A wide range of diagnostic tasks can benefit from an automatic system that is able to segment and label individual ribs on chest X-ray (CXR) images. Recently, deep learning (DL) has shown superior performance to other methods in the segmentation and labeling of individual ribs [1]. However, developing DL algorithms for this task requires annotated images for each rib structure at pixel-level. To the best of our knowledge, there exists no such benchmark datasets and protocols. Hence, we introduce a new benchmark dataset, namely VinDr-RibCXR, for automatic segmentation and labeling of individual ribs from chest X-ray (CXR) scans. The VinDr-RibCXR contains 245 CXRs with corresponding ground truth annotations provided by human experts.

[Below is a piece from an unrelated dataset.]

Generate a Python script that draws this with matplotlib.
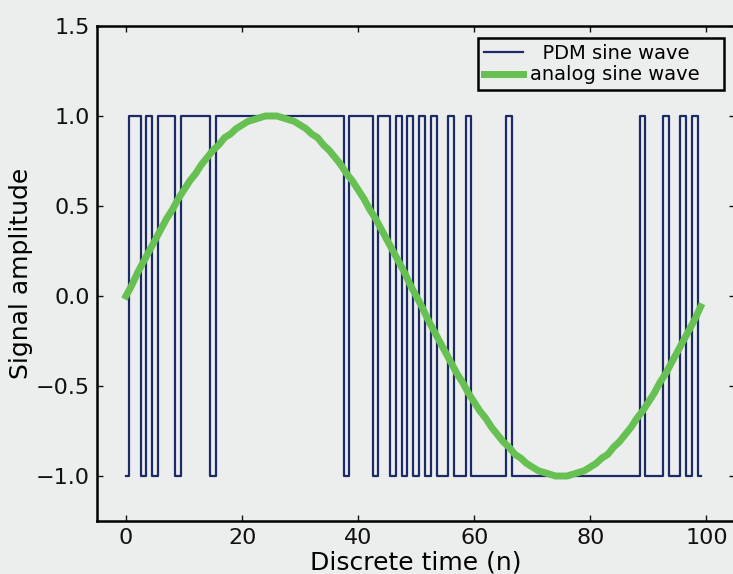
import numpy as np
import matplotlib.pyplot as plt

# discrete time index
n = list(range(100))

# analog sine wave
analog = [
    0.00, 0.06, 0.13, 0.19, 0.25, 0.31, 0.37, 0.43, 0.48, 0.54,
    0.59, 0.64, 0.68, 0.73, 0.77, 0.81, 0.84, 0.88, 0.90, 0.93,
    0.95, 0.97, 0.98, 0.99, 1.00, 1.00, 1.00, 0.99, 0.98, 0.97,
    0.95, 0.93, 0.90, 0.88, 0.84, 0.81, 0.77, 0.73, 0.68, 0.64,
    0.59, 0.54, 0.48, 0.43, 0.37, 0.31, 0.25, 0.19, 0.13, 0.06,
    0.00, -0.06, -0.13, -0.19, -0.25, -0.31, -0.37, -0.43, -0.48, -0.54,
    -0.59, -0.64, -0.68, -0.73, -0.77, -0.81, -0.84, -0.88, -0.90, -0.93,
    -0.95, -0.97, -0.98, -0.99, -1.00, -1.00, -1.00, -0.99, -0.98, -0.97,
    -0.95, -0.93, -0.90, -0.88, -0.84, -0.81, -0.77, -0.73, -0.68, -0.64,
    -0.59, -0.54, -0.48, -0.43, -0.37, -0.31, -0.25, -0.19, -0.13, -0.06,
]

# PDM pulse train (+1 / -1)
pdm = [
    -1, 1, 1, -1, 1, -1, 1, 1, 1, -1,
    1, 1, 1, 1, 1, -1, 1, 1, 1, 1,
    1, 1, 1, 1, 1, 1, 1, 1, 1, 1,
    1, 1, 1, 1, 1, 1, 1, 1, -1, 1,
    1, 1, 1, -1, 1, 1, -1, 1, -1, 1,
    -1, 1, -1, 1, -1, -1, 1, -1, -1, 1,
    -1, -1, -1, -1, -1, -1, 1, -1, -1, -1,
    -1, -1, -1, -1, -1, -1, -1, -1, -1, -1,
    -1, -1, -1, -1, -1, -1, -1, -1, -1, 1,
    -1, -1, -1, 1, -1, -1, 1, -1, 1, -1,
]

x_ticks = [0, 20, 40, 60, 80, 100]
y_ticks = [-1.0, -0.5, 0.0, 0.5, 1.0, 1.5]

BG = "#eceeed"
NAVY = "#1c2a66"
GREEN = "#66c052"

fig = plt.figure(figsize=(7.33, 5.74), dpi=100, facecolor=BG)
ax = fig.add_axes([0.1323, 0.0923, 0.871, 0.8624], facecolor=BG)

ax.plot(n, pdm, drawstyle="steps-mid", color=NAVY, lw=1.6, label="  PDM sine wave   ")
ax.plot(n, analog, color=GREEN, lw=5, label="analog sine wave   ")

ax.set_xlim(-5, 105)
ax.set_ylim(-1.25, 1.5)
ax.set_xticks(x_ticks)
ax.set_yticks(y_ticks)
ax.tick_params(direction="in", length=4, width=1, top=True, right=True,
               labelsize=16, pad=5, colors="#111111")
for s in ax.spines.values():
    s.set_linewidth(1.8)

ax.set_xlabel("Discrete time (n)", fontsize=18, labelpad=2)
ax.set_ylabel("Signal amplitude", fontsize=18, labelpad=2)

leg = ax.legend(loc="upper right", fontsize=14, fancybox=False, framealpha=1,
                handlelength=2.0, handletextpad=0.35, borderpad=0.3,
                labelspacing=0.15, borderaxespad=0.6)
leg.get_frame().set_edgecolor("black")
leg.get_frame().set_linewidth(1.8)
leg.get_frame().set_facecolor(BG)

fig.savefig("out.png", facecolor=BG)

The raw images in DICOM format were sourced from VinDrCXR dataset [2], for which all scans have been de-identified to protect patient privacy. Each image was assigned to an expert, who manually segmented and annotated each of 20 ribs, denoted as L1→L10 (left ribs) and R1→R10 (right ribs). The masks of ribs (see Figure 1) were then stored in a JSON file that can later be used for training instance segmentation models.
To the best of our knowledge, the VinDr-RibCXR is the first publicly released dataset that includes segmentation annotations of the individual ribs, and for both anterior and posterior ribs. To develop and evaluate segmentation algorithms, we divided the whole dataset into a training set of 196 images and a validation set of 49 images.